INPUT DATA:
■ ■ ■ ■ ■
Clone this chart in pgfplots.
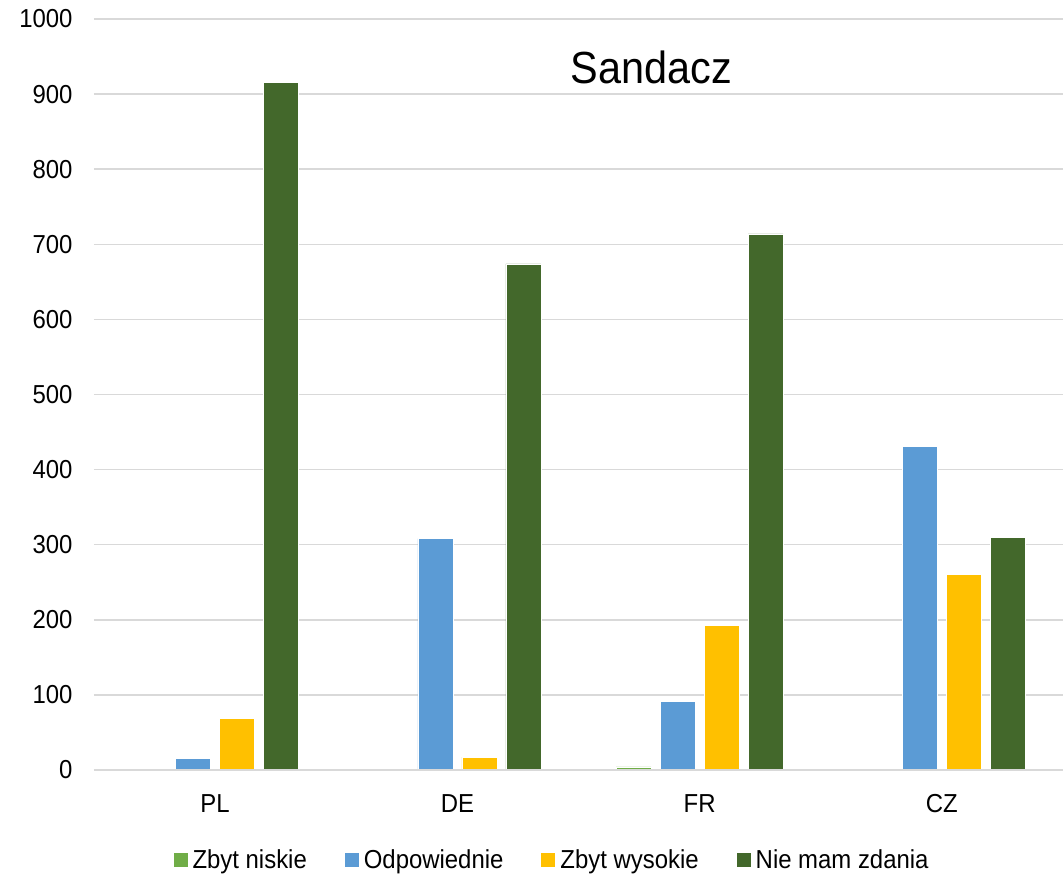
\documentclass[border=0pt]{standalone}
\usepackage{fontspec}
\setmainfont[FakeStretch=0.92]{Liberation Sans}
\usepackage{pgfplots}
\pgfplotsset{compat=1.18}
\definecolor{cLG}{HTML}{70AD47}
\definecolor{cBL}{HTML}{5B9BD5}
\definecolor{cYL}{HTML}{FFC000}
\definecolor{cDG}{HTML}{43682B}
\definecolor{cGrid}{HTML}{D9D9D9}
\begin{document}
\begin{tikzpicture}
\begin{axis}[
  scale only axis,
  width=969pt, height=751pt,
  xmin=-0.5, xmax=3.5,
  ymin=0, ymax=1000,
  ytick={0,100,...,1000},
  xtick={0,1,2,3},
  xticklabels={PL,DE,FR,CZ},
  axis line style={draw=none},
  major tick length=0pt,
  ymajorgrids,
  grid style={cGrid, line width=1.5pt},
  ybar=9pt,
  bar width=35pt,
  /pgf/number format/assume math mode=true,
  /pgf/number format/1000 sep={},
  ticklabel style={font=\fontsize{26}{30}\selectfont},
  yticklabel style={xshift=-18pt},
  xticklabel style={yshift=-21pt},
  legend style={
    at={(axis description cs:0.4727,-0.12)}, anchor=center,
    draw=none, legend columns=-1,
    font=\fontsize{26}{30}\selectfont,
    /tikz/every odd column/.append style={column sep=3pt},
    /tikz/every even column/.append style={column sep=36pt},
  },
  legend image code/.code={\fill[#1,draw=none] (0pt,-7pt) rectangle (14pt,7pt);},
  clip=false,
]
\addplot[fill=cLG, draw=white, line width=0.5pt] coordinates {(0,0) (1,1) (2,4) (3,0)};
\addplot[fill=cBL, draw=white, line width=0.5pt] coordinates {(0,15) (1,308) (2,91) (3,431)};
\addplot[fill=cYL, draw=white, line width=0.5pt] coordinates {(0,69) (1,17) (2,193) (3,260)};
\addplot[fill=cDG, draw=white, line width=0.5pt] coordinates {(0,916) (1,674) (2,714) (3,310)};
\legend{Zbyt niskie, Odpowiednie, Zbyt wysokie, Nie mam zdania}
\draw[cGrid, line width=1.5pt] (rel axis cs:0,0) -- (rel axis cs:1,0);
\node[font=\fontsize{45}{50}\selectfont] at (rel axis cs:0.575,0.936) {Sandacz};
\end{axis}
\pgfresetboundingbox
\path (current axis.south west) ++(-94pt,-107pt) coordinate (bbA);
\path (current axis.north east) ++(1pt,19pt) coordinate (bbB);
\path[use as bounding box] (bbA) rectangle (bbB);
\end{tikzpicture}
\end{document}
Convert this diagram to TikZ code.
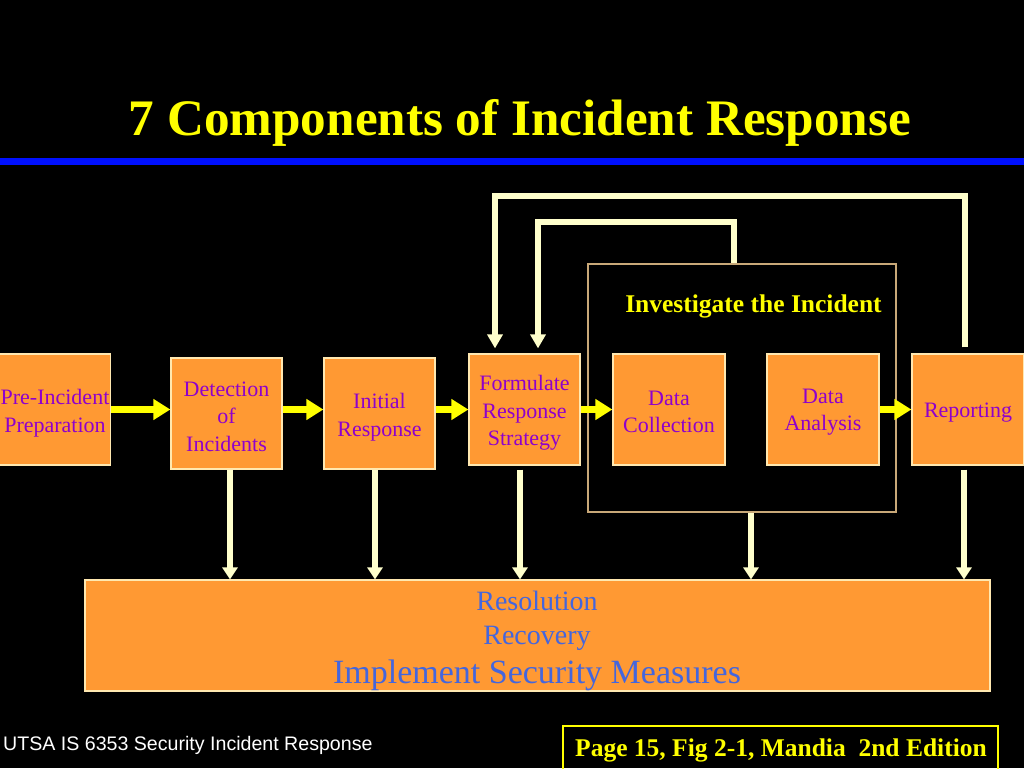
\documentclass[tikz,border=0pt]{standalone}
\usepackage{fontspec}
\setmainfont{Liberation Serif}
\newfontfamily\arialf{Liberation Sans}
\usetikzlibrary{arrows.meta}
\definecolor{boxor}{HTML}{FF9933}
\definecolor{boxedge}{HTML}{FFE8B0}
\definecolor{txtpur}{HTML}{8F00CC}
\definecolor{txtblue}{HTML}{4466DD}
\definecolor{lite}{HTML}{FFFFCC}
\definecolor{ttlyel}{HTML}{FFFF00}
\definecolor{barblue}{HTML}{0010FF}
\definecolor{invedge}{HTML}{C8A878}
\begin{document}
\begin{tikzpicture}[x=1pt,y=-1pt,
 stage/.style={draw=boxedge, line width=1.2pt, fill=boxor, inner sep=0pt, minimum height=111pt, minimum width=111pt},
 stagetext/.style={text=txtpur, align=center, font=\fontsize{22}{27.5}\selectfont, inner sep=0pt},
 yarr/.style={draw=ttlyel, line width=7pt, -{Triangle[width=20pt,length=17pt]}},
 larr/.style={draw=lite, line width=6pt, -{Triangle[width=15pt,length=12pt]}},
 fb/.style={draw=lite, line width=5.5pt, line join=miter, shorten >=5pt, -{Triangle[width=15pt,length=14pt]}},
 blue text/.style={anchor=base, text=txtblue, inner sep=0pt},
]
\fill[black] (0,0) rectangle (1024,768);
\useasboundingbox (0,0) rectangle (1024,768);

% title and bar
\node[anchor=base, text=ttlyel, font=\fontsize{51.2}{60}\selectfont\bfseries, inner sep=0pt] (title) at (520,135) {7 Components of Incident Response};
\draw[barblue, line width=7pt] (0,161.5) -- (1024,161.5);

% investigate frame
\node[draw=invedge, line width=1.2pt, minimum width=308pt, minimum height=248pt, inner sep=0pt] (inv) at (742,388) {};
\node[anchor=base, text=ttlyel, font=\fontsize{25.5}{30}\selectfont\bfseries, inner sep=0pt] (invlbl) at (753.5,312) {Investigate the Incident};

% stages
\node[stage] (pre) at (55,409.5) {};
\node[stage] (det) at (226.5,413.5) {};
\node[stage] (ini) at (379.5,413.5) {};
\node[stage] (form) at (524.5,409.5) {};
\node[stage, minimum width=112pt] (coll) at (669,409.5) {};
\node[stage, minimum width=112pt] (ana) at (823,409.5) {};
\node[stage, minimum width=112pt] (rep) at (968,409.5) {};
\node[stagetext] (pret) at ([yshift=-3.5pt]pre.center) {Pre-Incident\\Preparation};
\node[stagetext] (dett) at ([yshift=-3pt]det.center) {Detection\\of\\Incidents};
\node[stagetext] (init) at ([yshift=-3.5pt]ini.center) {Initial\\Response};
\node[stagetext] (formt) at ([yshift=-3.5pt]form.center) {Formulate\\Response\\Strategy};
\node[stagetext] (collt) at ([yshift=-2.5pt]coll.center) {Data\\Collection};
\node[stagetext] (anat) at ([yshift=-2.5pt]ana.center) {Data\\Analysis};
\node[stagetext] (rept) at ([yshift=-3.5pt]rep.center) {Reporting};

% bottom box
\node[stage, minimum width=905pt, minimum height=111pt] (res) at (537.5,635.5) {};
\node[blue text, font=\fontsize{28}{32}\selectfont] (resl) at (537,610) {Resolution};
\node[blue text, font=\fontsize{28}{32}\selectfont] (recl) at (537,644) {Recovery};
\node[blue text, font=\fontsize{34}{40}\selectfont] (impl) at (537,683) {Implement Security Measures};

% horizontal arrows
\draw[yarr] (pre.east) -- (det.west |- pre.east);
\draw[yarr] (det.east |- pre.east) -- (ini.west |- pre.east);
\draw[yarr] (ini.east |- pre.east) -- (form.west);
\draw[yarr] (form.east) -- (coll.west);
\draw[yarr] (ana.east) -- (rep.west);

% down arrows
\draw[larr] ([xshift=3.5pt]det.south) -- ([xshift=3.5pt]det.south |- res.north);
\draw[larr] ([xshift=-4.5pt]ini.south) -- ([xshift=-4.5pt]ini.south |- res.north);
\draw[larr] ([shift={(-4.5pt,-4pt)}]form.south) -- ([xshift=-4.5pt]form.south |- res.north);
\draw[larr] ([xshift=9pt]inv.south) -- ([xshift=9pt]inv.south |- res.north);
\draw[larr] ([shift={(-4pt,-4pt)}]rep.south) -- ([xshift=-4pt]rep.south |- res.north);

% feedback loops
\coordinate (fbA) at (495,196);
\coordinate (fbB) at (538,222);
\draw[fb] ([shift={(-3pt,6pt)}]rep.north) |- (fbA) -- (fbA |- form.north);
\draw[fb] ([xshift=-8pt]inv.north) |- (fbB) -- (fbB |- form.north);

% footer
\node[anchor=base west, text=white, font=\arialf\fontsize{19.6}{23}\selectfont, inner sep=0pt] (foot) at (3,750) {UTSA IS 6353 Security Incident Response};
\node[draw=ttlyel, line width=1.5pt, minimum width=435pt, minimum height=46pt, inner sep=0pt] (citebox) at (780.5,749) {};
\node[anchor=base, text=ttlyel, font=\fontsize{25.5}{30}\selectfont\bfseries, inner sep=0pt] (cite) at (781,756) {Page 15, Fig 2-1, Mandia\ \ 2nd Edition};
\end{tikzpicture}
\end{document}
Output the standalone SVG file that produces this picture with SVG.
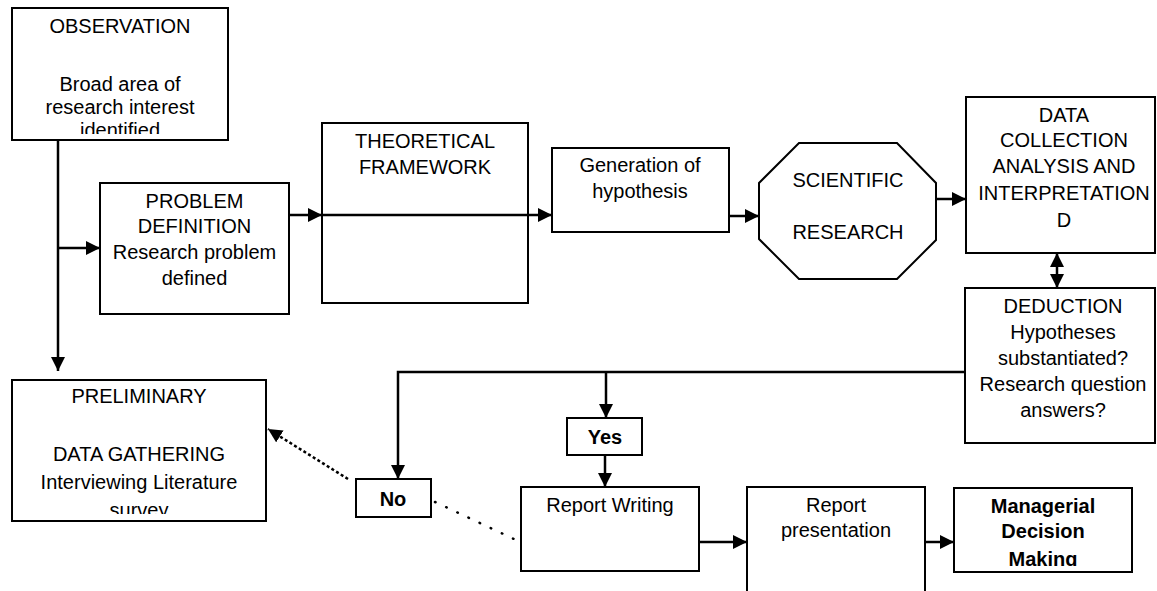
<svg xmlns="http://www.w3.org/2000/svg" width="1157" height="591" viewBox="0 0 1157 591">
<style>
.box{fill:#fff;stroke:#000;stroke-width:2}
.t{font-family:"Liberation Sans",Arial,sans-serif;font-size:20px;text-anchor:middle;fill:#000}
.b{font-weight:bold}
.ln{stroke:#000;stroke-width:2.5;fill:none}
</style>
<defs>
<marker id="ah" viewBox="0 0 10 10" refX="10" refY="5" markerWidth="14" markerHeight="14" markerUnits="userSpaceOnUse" orient="auto-start-reverse"><path d="M0,0 L10,5 L0,10 z" fill="#000"/></marker>
<clipPath id="cObs"><rect x="12" y="8" width="216" height="126"/></clipPath>
<clipPath id="cPre"><rect x="12" y="380" width="254" height="134"/></clipPath>
<clipPath id="cMdm"><rect x="954" y="488" width="178" height="78"/></clipPath>
</defs>
<rect width="1157" height="591" fill="#fff"/>
<g id="observation">
<rect class="box" x="12" y="8" width="216" height="132"/>
<g clip-path="url(#cObs)">
<text class="t" x="120" y="33">OBSERVATION</text>
<text class="t" x="120" y="91">Broad area of</text>
<text class="t" x="120" y="114">research interest</text>
<text class="t" x="120" y="137">identified</text>
</g>
</g>
<g id="problem-definition">
<rect class="box" x="100" y="183" width="189" height="131"/>
<text class="t" x="194.5" y="208">PROBLEM</text>
<text class="t" x="194.5" y="233">DEFINITION</text>
<text class="t" x="194.5" y="259">Research problem</text>
<text class="t" x="194.5" y="285">defined</text>
</g>
<g id="theoretical-framework">
<rect class="box" x="322" y="123" width="206" height="180"/>
<text class="t" x="425" y="148">THEORETICAL</text>
<text class="t" x="425" y="174">FRAMEWORK</text>
</g>
<g id="generation-hypothesis">
<rect class="box" x="552" y="148" width="177" height="84"/>
<text class="t" x="640" y="172">Generation of</text>
<text class="t" x="640" y="198">hypothesis</text>
</g>
<g id="scientific-research">
<polygon class="box" points="799,143 897,143 936,183 936,240 897,279 799,279 759,239 759,183"/>
<text class="t" x="848" y="187">SCIENTIFIC</text>
<text class="t" x="848" y="239">RESEARCH</text>
</g>
<g id="data-collection">
<rect class="box" x="966" y="97" width="189" height="156"/>
<text class="t" x="1064" y="122">DATA</text>
<text class="t" x="1064" y="147">COLLECTION</text>
<text class="t" x="1064" y="173">ANALYSIS AND</text>
<text class="t" x="1064" y="200">INTERPRETATION</text>
<text class="t" x="1064" y="227">D</text>
</g>
<g id="deduction">
<rect class="box" x="965" y="288" width="190" height="155"/>
<text class="t" x="1063" y="313">DEDUCTION</text>
<text class="t" x="1063" y="339">Hypotheses</text>
<text class="t" x="1063" y="365">substantiated?</text>
<text class="t" x="1063" y="391">Research question</text>
<text class="t" x="1063" y="417">answers?</text>
</g>
<g id="preliminary">
<rect class="box" x="12" y="380" width="254" height="141"/>
<g clip-path="url(#cPre)">
<text class="t" x="139" y="403">PRELIMINARY</text>
<text class="t" x="139" y="461">DATA GATHERING</text>
<text class="t" x="139" y="489">Interviewing Literature</text>
<text class="t" x="139" y="517">survey</text>
</g>
</g>
<g id="no">
<rect class="box" x="356" y="479" width="75" height="38"/>
<text class="t b" x="393" y="506">No</text>
</g>
<g id="yes">
<rect class="box" x="567" y="418" width="75" height="37"/>
<text class="t b" x="605" y="444">Yes</text>
</g>
<g id="report-writing">
<rect class="box" x="521" y="487" width="178" height="84"/>
<text class="t" x="610" y="512">Report Writing</text>
</g>
<g id="report-presentation">
<path class="box" d="M747,595 V487 H925 V595"/>
<text class="t" x="836" y="512">Report</text>
<text class="t" x="836" y="537">presentation</text>
</g>
<g id="managerial-decision">
<rect class="box" x="954" y="488" width="178" height="84"/>
<g clip-path="url(#cMdm)">
<text class="t b" x="1043" y="513">Managerial</text>
<text class="t b" x="1043" y="538">Decision</text>
<text class="t b" x="1043" y="566">Making</text>
</g>
</g>
<g id="connectors">
<path class="ln" d="M58,140 V371" marker-end="url(#ah)"/>
<path class="ln" d="M58,248 H100" marker-end="url(#ah)"/>
<path class="ln" d="M289,215 H322" marker-end="url(#ah)"/>
<path class="ln" d="M322,215 H552" marker-end="url(#ah)"/>
<path class="ln" d="M729,216 H759" marker-end="url(#ah)"/>
<path class="ln" d="M936,199 H966" marker-end="url(#ah)"/>
<path class="ln" d="M1057,253 V288" marker-start="url(#ah)" marker-end="url(#ah)"/>
<path class="ln" d="M965,372 H398 V479" marker-end="url(#ah)"/>
<path class="ln" d="M606,372 V418" marker-end="url(#ah)"/>
<path class="ln" d="M605,455 V487" marker-end="url(#ah)"/>
<path class="ln" d="M699,542 H747" marker-end="url(#ah)"/>
<path class="ln" d="M925,542 H954" marker-end="url(#ah)"/>
<path class="ln" d="M348,479 L268,429" stroke-width="3.5" stroke-dasharray="3 2.5" marker-end="url(#ah)"/>
<path class="ln" d="M435,502 L514,539" stroke-width="6" stroke-dasharray="0.6 11.7" stroke-linecap="round"/>
</g>
</svg>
■ ■ ■ ■ ■
Report each line in the data that holds the word "code".

COMPLETED TASK:
  legend image code/.code={\fill[#1,draw=none] (0pt,-7pt) rectangle (14pt,7pt);},
Convert this diagram to TikZ code.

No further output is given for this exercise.